Les techniques à membranes et l'adoucissement électrochimique sont également des procédés utilisés. Mais le plus répandu et actuellement le plus efficace reste l'adoucissement par échange d'ions. Cette opération modifie la composition ionique du liquide par simple permutation des ions Ca2+ par des ions Na+. On distingue toutefois deux types de traitement : le premier avec régénération par un acide, surtout utilisé dans l'industrie, et le second avec régénération au chlorure de sodium, à usage domestique, où l'on veut éviter la régénération par un acide fort, qui pourrait être dangereux et de toute façon non alimentaire. Pour la régénération acide, on utilise des résines de type acide faible (carboxyliques), où les ions H+ sont mieux fixés que les ions calcium. La régénération est ainsi facilitée et ne nécessite qu'une faible quantité d'acide. Pour la régénération par le chlorure de sodium, on utilise des résines de type acide fort (sulfoniques), où les ions Na+ sont moins bien fixés que les ions calcium. Il faut alors un gros excès de sel pour effectuer la régénération.
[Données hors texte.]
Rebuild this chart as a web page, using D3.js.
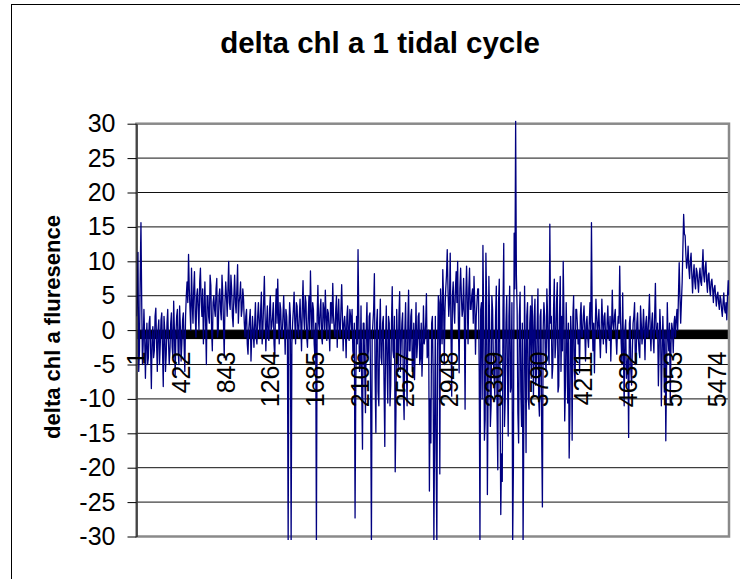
<!DOCTYPE html>
<html>

<head>
  <meta charset="UTF-8">
  <script src="https://d3js.org/d3.v7.min.js"></script>
  <style>
    body { margin: 0; background: #fff; }
    text { font-family: "Liberation Sans", Arial, sans-serif; }
  </style>
</head>

<body>
  <div id="chart"></div>

  <script>
    // data: readings every 7th sample, estimated from the original chart.
    // "A" arrays hold samples 1, 15, 29, ...; "B" arrays the ones in between (8, 22, 36, ...)

    const nSamples = 5580;
    const step = 7;

    const startA = [2, 11.3, -3, 15.6, -5, 3];
    const startB = [5, -6, 8, 4, -2, -1];

    const earlyA = [-7, 1, -4, 2, -8.5, 0.5, -3, 3.2, -6, 1.5, -2, 2.5, -8.2, 0, -3.5,
      3, -5, 1, -2.5, 4.2, -6.5, 2, -3, 3.5, -4.5, 1.5, -2];
    const earlyB = [-2, -5, 1, -3, -1, -4, 2, -2, 0, -5, 1.5, -3, 2, -6, 1,
      -1.5, -3, 2.5, -4, 0, -1, 3, -5, 0.5, -2, 2.5, -6];

    const rise1A = [2, 7, 11, 3, 9, 1, 8.5, -1, 6, 0, 9, 2, -2, 7, -5, 5, 1, 6.5, -3, 5,
      2, 7.5, 0, 6, 1.5, 5.5, -4, 7, 2, 10, 3, 6, 0.5, 8, 2.5, 9.5, 4, 7, 3];
    const rise1B = [5, 4, 6, 0, 4, 6, 2, 5, 3, 7, 4, 6, 3, 1, 5, 2, 8, 0, 4, 3,
      6, -1, 5, 3, 8, 1, 4, 5, 6, 4, 8, 2, 5, 4, 6, 1, 5, 2, 6];

    const dip1A = [4.5, -1, 3, -3.5, 1.5, -4.5, 2, -2.5, 4];
    const dip1B = [1, 2, -2, 0, 3, -1, 0, 1, -1];

    const mid1A = [-2, 4, -1, 5.5, 0, 7.8, -3, 3.5, -1.5, 5,
      0.5, 4, -4, 6, 7.4, -2, 3, -1, 5, -3.5,
      2, -31, 4, -31, 1, 5.5, -2, 3.5, -1, 4.5,
      -3, 7.2, 0, 4, -2.5, 5, 8.6, -1, 3, -4,
      -31, 6.5, 0, 4.5, -2, 3, 5.8, -1.5, 2.5, -3,
      4, 6.8, 0, 3, -2.5, 4.5, -1, 6.6, -3, 2,
      -4, 3.5, -1.5, 2];
    const mid1B = [2, 1, 3, -2, 4, 2, 1, -1, 3, 0,
      2, -2, 3, 1, 2, 4, -1, 2, 1, 3,
      -1, 0, 2, -2, 3, 1, 4, 0, 2, 1,
      3, 2, 5, -1, 2, 0, 3, 4, -2, 1,
      2, 1, 3, -1, 4, 0, 2, 3, 0, 4,
      1, 2, -1, 5, 2, 0, 3, 2, 1, 0,
      2, -1, 3, 0];

    const noisy1A = [3, -4, -27.3, 2, 11.7, -6, 3.5, -17.3, 1, -12,
      4, -3, 2.5, -31, 1, 8.2, -14.9, 3, -11, 4.5,
      -5, 2, -16.9, 3.5, -10.6, 1, -8, 6.3, -4, -20.6,
      3, -6, 5.6, -2, 2.5, -13, 4, -11, 5.8, -3,
      3, -5, -7.2, 4, -2, 2.5, -4, -6.7, 3.5, -1,
      5.3, -3.3, -23.4, -16.4, 2, -31];
    const noisy1B = [-3, 1, -8, -2, 2, -5, -9, 1, -6, 0,
      -4, 2, -10, -1, 3, -7, 1, -9, 0, -4,
      1, -8, -2, -5, 2, -11, 1, -3, 2, -12,
      -2, 2, -6, 1, -9, 0, -5, 1, -3, 2,
      -6, 1, -2, -4, 2, -5, 1, -3, -2, 1,
      -4, 0, -10, 1, -6, -14];

    const rise2A = [2, -31, 5, -20.9, 3, 8.8, -5, 6, 11.7, 2,
      11.2, -9.6, 7, 1, 8.5, 10, -6.2, 9, 2, 7.5,
      -11.5, 9.3, -2, 9, 3, 6, 7.8, -3.5, 4];
    const rise2B = [-18, -3, 4, 6, -2, 5, 3, 8, 6, 4,
      0, 5, 3, 6, 4, 1, 6, 5, 3, 2,
      5, 4, 6, 3, 5, 1, 4, 2, 6];

    const wildA = [6, -31, 4, 12.3, -16, 11.2, -23.9, 7.8, -14, 5,
      -4, -9.6, 6.4, -20.3, 7.4, -26.8, -22, 12.6, -10, 5,
      -15.4, 6.4, -8, -31, 14.1, 30.4, 3, -16.4, 5.5, -14,
      -31, 6.4, -17.8, 4, -11.5, 3.5, 5, -9.6, 4.5, -6.2,
      6, -12.5, 3, -25.7, 4, -4.3];
    const wildB = [-6, 3, -10, 2, -13, 4, -8, 1, -11, 3,
      -7, 2, -12, 4, -9, -18, 3, -14, 1, -6,
      2, -9, 4, -20, 6, 8, -12, 2, -9, 1,
      -14, -3, 2, -10, 1, -7, 0, 2, -8, 1,
      -10, 2, -15, 0, 2, -6];

    const mid2A = [6, -3, 15.4, 2, -5.2, 7.4, -2, 6.9, -8.1, 7.8,
      2, 10, -13.2, 4, -10.6, -18.6, 2, -16, 5, -8];
    const mid2B = [2, -5, 1, -7, 3, -4, 4, -9, 2, -6,
      -3, 2, -8, -2, 1, -12, -1, 2, -6, 3];

    const calmA = [3, -2, -6.2, 4, -1, 3.5, -4.5, 2, -2.5, 4,
      15.6, -3, -6.2, 4.5, -1, 3, -4, 4.5, -2, 2.5,
      -3.3, 3.5, -1.5, -4.5, 5.8, 0, 3, -3.5, 2];
    const calmB = [1, 0, 2, -1, 2, 0, 1, -1, 1, 0,
      2, 1, 0, 2, 1, -1, 0, 1, 2, -1,
      1, 0, 2, 0, 1, 2, -1, 0, 1];

    const lateA = [9.3, -2, 5.4, -11, 1.5, -5, -15.6, 2, -8, 1, 4, -4.7, 2.5, -3, 3.5, -2];
    const lateB = [2, -5, -3, 0, -7, -4, 1, -6, -3, 2, -5, 1, -1, -4, 1, 0];

    const preRiseA = [3, -4.3, 2, -1, 5.2, -3, 2.5, -3.3, 6.8, -1,
      -8.1, 3, -11, 2, -9, -16.1, 4, -3, -10.6, 1,
      -3.3, 2, 1.5, 0];
    const preRiseB = [0, 1, -1, 2, 0, 1, -1, 2, 0, 1,
      -3, 0, -4, -2, 0, -6, -1, 1, -2, 0,
      1, -1, 3, 5];

    const tailA = [9.8, 1, 7, 16.8, 13.7, 9, 12.2, 7.5, 11.2, 5.4,
      9.5, 6, 8.5, 5.5, 9, 6.5, 11.7, 7, 10, 5.5,
      8.3, 5, 7.4, 4, 6.5, 3.5, 5.5, 3, 4.5, 2,
      5.4, 2.5, 1.5, 7.2];
    const tailB = [5, 4, 12, 14, 11, 10, 9, 10, 8, 8,
      7, 9, 7, 8, 7, 9, 8, 9, 7, 8,
      6, 7, 6, 6, 5, 5, 4, 5, 3, 4,
      3, 4, 5, 5];

    const readingsA = [].concat(startA, earlyA, rise1A, dip1A, mid1A, noisy1A, rise2A,
      wildA, mid2A, calmA, lateA, preRiseA, tailA);
    const readingsB = [].concat(startB, earlyB, rise1B, dip1B, mid1B, noisy1B, rise2B,
      wildB, mid2B, calmB, lateB, preRiseB, tailB);

    // put the two sets back in sample order
    const chl = readingsA.flatMap((v, i) => [v, readingsB[i]]);

    const xTickLabels = [1, 422, 843, 1264, 1685, 2106, 2527, 2948, 3369, 3790, 4211, 4632, 5053, 5474];
    const yTicks = [-30, -25, -20, -15, -10, -5, 0, 5, 10, 15, 20, 25, 30];

    // set up

    const W = 740, H = 579;
    const margin = { top: 123.7, right: 11, bottom: 42.5, left: 136.5 };
    const width = W - margin.left - margin.right;
    const height = H - margin.top - margin.bottom;
    const font = '"Liberation Sans", Arial, sans-serif';

    const root = d3.select('#chart')
      .append('svg')
        .attr('width', W)
        .attr('height', H);

    // chart frame, runs off the right and bottom
    root.append('rect')
        .attr('x', 11.5)
        .attr('y', 4.5)
        .attr('width', W)
        .attr('height', H)
        .attr('fill', 'none')
        .attr('stroke', '#000');

    root.append('text')
        .attr('x', 380)
        .attr('y', 53)
        .attr('text-anchor', 'middle')
        .attr('font-size', 29.5)
        .attr('font-weight', 'bold')
        .text('delta chl a 1 tidal cycle');

    root.append('text')
        .attr('transform', 'translate(52,327) rotate(-90)')
        .attr('text-anchor', 'middle')
        .attr('dy', '0.35em')
        .attr('font-size', 22)
        .attr('font-weight', 'bold')
        .text('delta chl a fluresence');

    const svg = root.append('g')
        .attr('transform', `translate(${margin.left},${margin.top})`);

    // scales

    const x = d3.scaleLinear()
        .domain([1, nSamples])
        .range([0, width]);

    const y = d3.scaleLinear()
        .domain([-30, 30])
        .range([height, 0]);

    // grid

    svg.append('g')
      .selectAll('line')
      .data(yTicks.filter(d => d > -30 && d < 30))
      .join('line')
        .attr('x1', 0)
        .attr('x2', width)
        .attr('y1', d => y(d))
        .attr('y2', d => y(d))
        .attr('stroke', '#111');

    // heavy category axis at zero
    svg.append('rect')
        .attr('x', 0)
        .attr('y', y(0))
        .attr('width', width)
        .attr('height', 9)
        .attr('fill', '#000');

    svg.append('rect')
        .attr('width', width)
        .attr('height', height)
        .attr('fill', 'none')
        .attr('stroke', '#8a8a8a')
        .attr('stroke-width', 2.5);

    // the series

    svg.append('clipPath')
        .attr('id', 'plot-clip')
      .append('rect')
        .attr('x', 0)
        .attr('y', -3)
        .attr('width', width)
        .attr('height', height + 6.5);

    const line = d3.line()
        .x((d, i) => x(1 + i * step))
        .y(d => y(d));

    svg.append('path')
        .datum(chl)
        .attr('clip-path', 'url(#plot-clip)')
        .attr('fill', 'none')
        .attr('stroke', '#000080')
        .attr('stroke-width', 1.3)
        .attr('stroke-linejoin', 'round')
        .attr('d', line);

    // axes

    const yAxis = d3.axisLeft(y)
        .tickValues(yTicks)
        .tickSize(9)
        .tickSizeOuter(0)
        .tickPadding(12)
        .tickFormat(d => String(d));

    svg.append('g')
        .call(yAxis)
        .attr('font-size', 25)
        .attr('font-family', font)
        .call(g => g.selectAll('text').attr('fill', '#000'));

    svg.append('g')
      .selectAll('text')
      .data(xTickLabels)
      .join('text')
        .attr('transform', d => `translate(${x(d)},${y(0) + 21.5}) rotate(-90)`)
        .attr('text-anchor', 'end')
        .attr('dy', '0.35em')
        .attr('font-size', 25)
        .text(d => d);
  </script>
</body>

</html>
On se propose d'étudier la faisabilité d'un nouveau procédé d'échange d'ions à usage domestique permettant d'adoucir l'eau avec une résine de type carboxylique et de régénérer cette même résine par un acide faible, alimentaire, non dangereux à manipuler et ayant un pouvoir complexant vis-à-vis du calcium, en l'occurrence l'acide citrique.
2 Matériels et méthodes
Nous avons utilisé la résine Amberlite IRC 86 (Rhom and Haas), résine échangeuse de cations faiblement acide, de type carboxylique. Elle est caractérisée par une très grande stabilité physicochimique. Elle est en particulier insensible à la présence de chlore dans l'eau traitée. Son application principale est la décarbonatation de l'eau et en cycle hydrogène, elle élimine la dureté liée à l'alcalinité.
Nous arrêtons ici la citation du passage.